Task directions
Print verbatim the opening line of the material and every subsequent line through the one containing "const TILT = 0.455;".

--- Start ---

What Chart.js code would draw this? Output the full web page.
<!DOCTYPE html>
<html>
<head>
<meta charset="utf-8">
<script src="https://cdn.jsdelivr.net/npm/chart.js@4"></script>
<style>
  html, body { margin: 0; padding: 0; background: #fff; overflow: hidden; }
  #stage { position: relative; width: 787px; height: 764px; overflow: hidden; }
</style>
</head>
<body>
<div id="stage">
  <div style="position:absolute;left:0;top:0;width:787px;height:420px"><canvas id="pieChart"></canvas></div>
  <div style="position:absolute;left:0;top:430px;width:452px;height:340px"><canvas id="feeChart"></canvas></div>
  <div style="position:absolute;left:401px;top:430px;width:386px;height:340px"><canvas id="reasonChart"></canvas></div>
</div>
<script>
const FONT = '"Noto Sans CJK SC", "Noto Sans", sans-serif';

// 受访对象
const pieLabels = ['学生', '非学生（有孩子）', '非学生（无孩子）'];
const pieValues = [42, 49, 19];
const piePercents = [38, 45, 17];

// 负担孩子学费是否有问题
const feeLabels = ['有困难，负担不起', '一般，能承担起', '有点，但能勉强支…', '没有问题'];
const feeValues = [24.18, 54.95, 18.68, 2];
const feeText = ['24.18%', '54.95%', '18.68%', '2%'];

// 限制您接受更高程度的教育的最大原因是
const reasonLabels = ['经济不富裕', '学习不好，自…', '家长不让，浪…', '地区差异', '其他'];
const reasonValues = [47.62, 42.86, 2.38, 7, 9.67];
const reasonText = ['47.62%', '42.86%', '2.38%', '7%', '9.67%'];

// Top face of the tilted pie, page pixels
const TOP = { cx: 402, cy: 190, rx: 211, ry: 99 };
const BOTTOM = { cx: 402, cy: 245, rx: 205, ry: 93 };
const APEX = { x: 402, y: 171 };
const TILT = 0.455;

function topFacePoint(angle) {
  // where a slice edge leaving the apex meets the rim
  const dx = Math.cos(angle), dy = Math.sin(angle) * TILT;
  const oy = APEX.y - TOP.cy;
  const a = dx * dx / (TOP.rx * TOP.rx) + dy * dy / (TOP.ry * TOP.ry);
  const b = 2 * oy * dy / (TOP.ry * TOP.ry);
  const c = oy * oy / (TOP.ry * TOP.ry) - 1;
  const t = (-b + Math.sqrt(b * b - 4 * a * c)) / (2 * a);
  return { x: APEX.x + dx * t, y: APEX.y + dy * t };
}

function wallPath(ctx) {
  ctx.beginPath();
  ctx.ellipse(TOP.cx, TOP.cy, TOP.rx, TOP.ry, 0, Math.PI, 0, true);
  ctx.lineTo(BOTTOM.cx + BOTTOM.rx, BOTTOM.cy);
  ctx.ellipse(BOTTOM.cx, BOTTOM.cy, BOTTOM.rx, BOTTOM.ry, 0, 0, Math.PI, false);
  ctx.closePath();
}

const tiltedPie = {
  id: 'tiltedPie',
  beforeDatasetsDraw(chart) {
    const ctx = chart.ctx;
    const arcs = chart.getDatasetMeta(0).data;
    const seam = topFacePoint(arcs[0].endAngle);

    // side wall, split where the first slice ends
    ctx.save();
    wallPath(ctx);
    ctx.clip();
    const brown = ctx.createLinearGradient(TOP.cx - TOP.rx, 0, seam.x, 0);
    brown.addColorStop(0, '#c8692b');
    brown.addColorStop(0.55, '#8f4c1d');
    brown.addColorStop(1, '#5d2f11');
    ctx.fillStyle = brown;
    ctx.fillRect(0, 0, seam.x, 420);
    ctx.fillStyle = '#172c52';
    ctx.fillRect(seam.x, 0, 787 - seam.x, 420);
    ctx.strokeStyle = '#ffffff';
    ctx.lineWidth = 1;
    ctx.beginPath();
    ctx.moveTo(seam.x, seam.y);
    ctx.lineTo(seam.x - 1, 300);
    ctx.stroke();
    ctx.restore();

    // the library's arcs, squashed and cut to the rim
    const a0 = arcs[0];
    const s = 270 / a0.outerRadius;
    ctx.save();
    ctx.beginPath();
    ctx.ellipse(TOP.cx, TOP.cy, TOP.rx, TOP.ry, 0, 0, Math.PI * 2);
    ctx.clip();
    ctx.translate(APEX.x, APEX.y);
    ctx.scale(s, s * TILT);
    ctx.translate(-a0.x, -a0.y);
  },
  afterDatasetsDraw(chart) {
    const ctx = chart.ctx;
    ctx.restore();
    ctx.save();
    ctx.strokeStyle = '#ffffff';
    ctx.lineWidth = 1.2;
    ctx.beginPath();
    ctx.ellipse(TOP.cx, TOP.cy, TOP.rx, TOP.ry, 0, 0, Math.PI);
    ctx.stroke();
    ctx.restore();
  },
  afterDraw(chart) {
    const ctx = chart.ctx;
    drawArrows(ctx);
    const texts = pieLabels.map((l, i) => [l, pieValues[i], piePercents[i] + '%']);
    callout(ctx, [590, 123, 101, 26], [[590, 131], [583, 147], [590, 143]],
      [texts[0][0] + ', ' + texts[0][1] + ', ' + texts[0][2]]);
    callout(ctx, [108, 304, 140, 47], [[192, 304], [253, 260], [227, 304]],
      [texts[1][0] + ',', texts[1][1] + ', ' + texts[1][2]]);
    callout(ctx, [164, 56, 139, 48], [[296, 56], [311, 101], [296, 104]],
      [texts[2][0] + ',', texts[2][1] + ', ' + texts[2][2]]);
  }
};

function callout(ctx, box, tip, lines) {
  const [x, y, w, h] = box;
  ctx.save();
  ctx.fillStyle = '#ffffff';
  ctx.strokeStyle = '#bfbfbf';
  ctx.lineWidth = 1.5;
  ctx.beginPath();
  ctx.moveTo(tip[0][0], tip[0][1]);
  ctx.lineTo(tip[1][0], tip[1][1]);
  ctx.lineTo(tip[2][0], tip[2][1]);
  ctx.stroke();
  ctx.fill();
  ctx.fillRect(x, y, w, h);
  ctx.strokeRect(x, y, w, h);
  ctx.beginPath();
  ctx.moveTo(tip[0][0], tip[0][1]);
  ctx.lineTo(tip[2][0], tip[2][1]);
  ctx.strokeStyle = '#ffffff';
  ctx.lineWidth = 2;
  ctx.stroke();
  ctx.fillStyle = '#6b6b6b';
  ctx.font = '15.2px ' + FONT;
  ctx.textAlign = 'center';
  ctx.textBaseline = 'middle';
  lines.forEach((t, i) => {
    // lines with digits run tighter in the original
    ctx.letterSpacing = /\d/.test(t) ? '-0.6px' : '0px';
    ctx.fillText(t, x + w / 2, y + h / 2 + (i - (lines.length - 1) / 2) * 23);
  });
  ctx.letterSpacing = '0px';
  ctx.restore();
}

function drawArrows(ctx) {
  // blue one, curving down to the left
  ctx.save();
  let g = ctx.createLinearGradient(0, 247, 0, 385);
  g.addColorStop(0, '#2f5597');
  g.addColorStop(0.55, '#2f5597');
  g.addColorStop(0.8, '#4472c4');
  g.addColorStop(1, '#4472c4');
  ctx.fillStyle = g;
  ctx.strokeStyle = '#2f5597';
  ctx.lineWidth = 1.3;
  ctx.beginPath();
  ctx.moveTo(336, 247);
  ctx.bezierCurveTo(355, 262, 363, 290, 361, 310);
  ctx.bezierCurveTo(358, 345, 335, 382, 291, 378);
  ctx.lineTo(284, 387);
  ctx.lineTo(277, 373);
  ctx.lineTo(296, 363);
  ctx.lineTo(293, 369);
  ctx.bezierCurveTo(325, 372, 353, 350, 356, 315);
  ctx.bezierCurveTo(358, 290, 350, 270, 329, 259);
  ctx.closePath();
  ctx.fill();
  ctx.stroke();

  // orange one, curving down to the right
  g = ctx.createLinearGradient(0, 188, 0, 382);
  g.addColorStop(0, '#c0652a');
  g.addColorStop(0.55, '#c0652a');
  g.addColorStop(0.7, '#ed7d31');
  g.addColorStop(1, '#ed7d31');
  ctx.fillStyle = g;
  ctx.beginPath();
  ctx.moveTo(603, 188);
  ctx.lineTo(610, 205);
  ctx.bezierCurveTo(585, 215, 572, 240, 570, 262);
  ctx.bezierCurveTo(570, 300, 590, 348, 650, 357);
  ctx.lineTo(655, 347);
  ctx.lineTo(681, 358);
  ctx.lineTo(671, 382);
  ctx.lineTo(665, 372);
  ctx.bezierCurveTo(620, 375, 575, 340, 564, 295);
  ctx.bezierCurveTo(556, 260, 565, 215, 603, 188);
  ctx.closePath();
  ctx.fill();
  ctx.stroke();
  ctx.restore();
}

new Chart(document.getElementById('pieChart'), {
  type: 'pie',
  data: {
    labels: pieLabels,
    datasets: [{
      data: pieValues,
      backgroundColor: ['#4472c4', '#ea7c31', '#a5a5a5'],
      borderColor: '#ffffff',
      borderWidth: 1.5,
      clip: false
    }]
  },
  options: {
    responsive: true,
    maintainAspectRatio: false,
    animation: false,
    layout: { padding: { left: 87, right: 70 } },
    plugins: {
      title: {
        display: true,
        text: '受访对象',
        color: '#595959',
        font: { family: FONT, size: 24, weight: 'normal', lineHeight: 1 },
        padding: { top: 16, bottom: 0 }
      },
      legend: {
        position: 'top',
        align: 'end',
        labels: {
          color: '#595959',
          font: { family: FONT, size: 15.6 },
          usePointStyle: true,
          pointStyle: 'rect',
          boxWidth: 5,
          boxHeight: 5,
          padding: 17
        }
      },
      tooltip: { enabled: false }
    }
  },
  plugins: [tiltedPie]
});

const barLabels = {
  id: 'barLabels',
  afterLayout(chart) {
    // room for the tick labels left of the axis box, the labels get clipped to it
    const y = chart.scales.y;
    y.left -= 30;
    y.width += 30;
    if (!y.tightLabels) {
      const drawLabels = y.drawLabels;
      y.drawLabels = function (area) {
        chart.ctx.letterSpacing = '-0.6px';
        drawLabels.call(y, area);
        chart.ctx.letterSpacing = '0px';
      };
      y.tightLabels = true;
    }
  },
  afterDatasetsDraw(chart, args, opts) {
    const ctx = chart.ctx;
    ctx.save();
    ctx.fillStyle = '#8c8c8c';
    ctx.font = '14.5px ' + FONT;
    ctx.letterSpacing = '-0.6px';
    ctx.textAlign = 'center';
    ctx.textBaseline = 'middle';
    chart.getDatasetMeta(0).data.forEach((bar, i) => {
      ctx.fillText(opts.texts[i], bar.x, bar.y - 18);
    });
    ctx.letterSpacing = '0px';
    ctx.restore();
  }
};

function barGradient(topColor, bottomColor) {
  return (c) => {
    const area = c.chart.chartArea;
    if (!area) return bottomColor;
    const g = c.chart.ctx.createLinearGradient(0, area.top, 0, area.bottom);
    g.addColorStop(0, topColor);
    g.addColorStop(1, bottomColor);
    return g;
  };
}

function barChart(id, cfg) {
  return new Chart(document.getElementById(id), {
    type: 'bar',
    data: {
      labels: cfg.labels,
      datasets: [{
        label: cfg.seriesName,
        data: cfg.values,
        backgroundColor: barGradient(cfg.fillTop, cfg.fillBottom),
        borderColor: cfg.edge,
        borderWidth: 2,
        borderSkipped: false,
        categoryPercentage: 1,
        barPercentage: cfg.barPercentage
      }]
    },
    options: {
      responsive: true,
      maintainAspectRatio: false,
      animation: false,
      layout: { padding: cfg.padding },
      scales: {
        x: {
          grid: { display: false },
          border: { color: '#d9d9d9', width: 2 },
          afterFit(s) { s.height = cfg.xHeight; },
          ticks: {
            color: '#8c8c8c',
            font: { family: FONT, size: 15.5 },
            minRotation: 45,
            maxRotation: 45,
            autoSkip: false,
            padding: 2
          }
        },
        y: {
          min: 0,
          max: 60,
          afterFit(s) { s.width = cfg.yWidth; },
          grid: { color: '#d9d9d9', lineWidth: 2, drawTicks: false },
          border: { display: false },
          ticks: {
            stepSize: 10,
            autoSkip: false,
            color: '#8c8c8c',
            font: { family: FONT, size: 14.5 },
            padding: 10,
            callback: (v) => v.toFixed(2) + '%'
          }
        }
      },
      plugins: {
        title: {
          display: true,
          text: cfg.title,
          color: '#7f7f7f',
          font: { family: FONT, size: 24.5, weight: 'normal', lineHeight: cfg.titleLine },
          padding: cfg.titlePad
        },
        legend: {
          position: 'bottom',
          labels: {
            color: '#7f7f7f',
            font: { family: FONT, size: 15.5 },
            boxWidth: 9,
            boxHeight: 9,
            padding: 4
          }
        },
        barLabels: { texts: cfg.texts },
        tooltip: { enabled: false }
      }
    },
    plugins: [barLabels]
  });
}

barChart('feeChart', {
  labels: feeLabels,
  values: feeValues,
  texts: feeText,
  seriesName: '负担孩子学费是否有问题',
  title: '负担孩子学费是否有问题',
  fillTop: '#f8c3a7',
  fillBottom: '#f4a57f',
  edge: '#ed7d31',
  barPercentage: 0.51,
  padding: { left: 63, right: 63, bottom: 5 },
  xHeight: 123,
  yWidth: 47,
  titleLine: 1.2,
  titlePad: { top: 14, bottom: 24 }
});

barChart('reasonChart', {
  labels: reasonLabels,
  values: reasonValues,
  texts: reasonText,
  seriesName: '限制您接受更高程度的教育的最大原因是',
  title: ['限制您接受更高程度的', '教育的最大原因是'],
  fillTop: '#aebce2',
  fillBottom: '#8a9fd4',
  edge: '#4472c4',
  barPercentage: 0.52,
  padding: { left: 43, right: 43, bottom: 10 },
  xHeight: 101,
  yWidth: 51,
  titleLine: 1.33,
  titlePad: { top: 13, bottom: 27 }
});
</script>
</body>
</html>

--- End ---

Solution to this exercise
What Chart.js code would draw this? Output the full web page.
<!DOCTYPE html>
<html>
<head>
<meta charset="utf-8">
<script src="https://cdn.jsdelivr.net/npm/chart.js@4"></script>
<style>
  html, body { margin: 0; padding: 0; background: #fff; overflow: hidden; }
  #stage { position: relative; width: 787px; height: 764px; overflow: hidden; }
</style>
</head>
<body>
<div id="stage">
  <div style="position:absolute;left:0;top:0;width:787px;height:420px"><canvas id="pieChart"></canvas></div>
  <div style="position:absolute;left:0;top:430px;width:452px;height:340px"><canvas id="feeChart"></canvas></div>
  <div style="position:absolute;left:401px;top:430px;width:386px;height:340px"><canvas id="reasonChart"></canvas></div>
</div>
<script>
const FONT = '"Noto Sans CJK SC", "Noto Sans", sans-serif';

// 受访对象
const pieLabels = ['学生', '非学生（有孩子）', '非学生（无孩子）'];
const pieValues = [42, 49, 19];
const piePercents = [38, 45, 17];

// 负担孩子学费是否有问题
const feeLabels = ['有困难，负担不起', '一般，能承担起', '有点，但能勉强支…', '没有问题'];
const feeValues = [24.18, 54.95, 18.68, 2];
const feeText = ['24.18%', '54.95%', '18.68%', '2%'];

// 限制您接受更高程度的教育的最大原因是
const reasonLabels = ['经济不富裕', '学习不好，自…', '家长不让，浪…', '地区差异', '其他'];
const reasonValues = [47.62, 42.86, 2.38, 7, 9.67];
const reasonText = ['47.62%', '42.86%', '2.38%', '7%', '9.67%'];

// Top face of the tilted pie, page pixels
const TOP = { cx: 402, cy: 190, rx: 211, ry: 99 };
const BOTTOM = { cx: 402, cy: 245, rx: 205, ry: 93 };
const APEX = { x: 402, y: 171 };
const TILT = 0.455;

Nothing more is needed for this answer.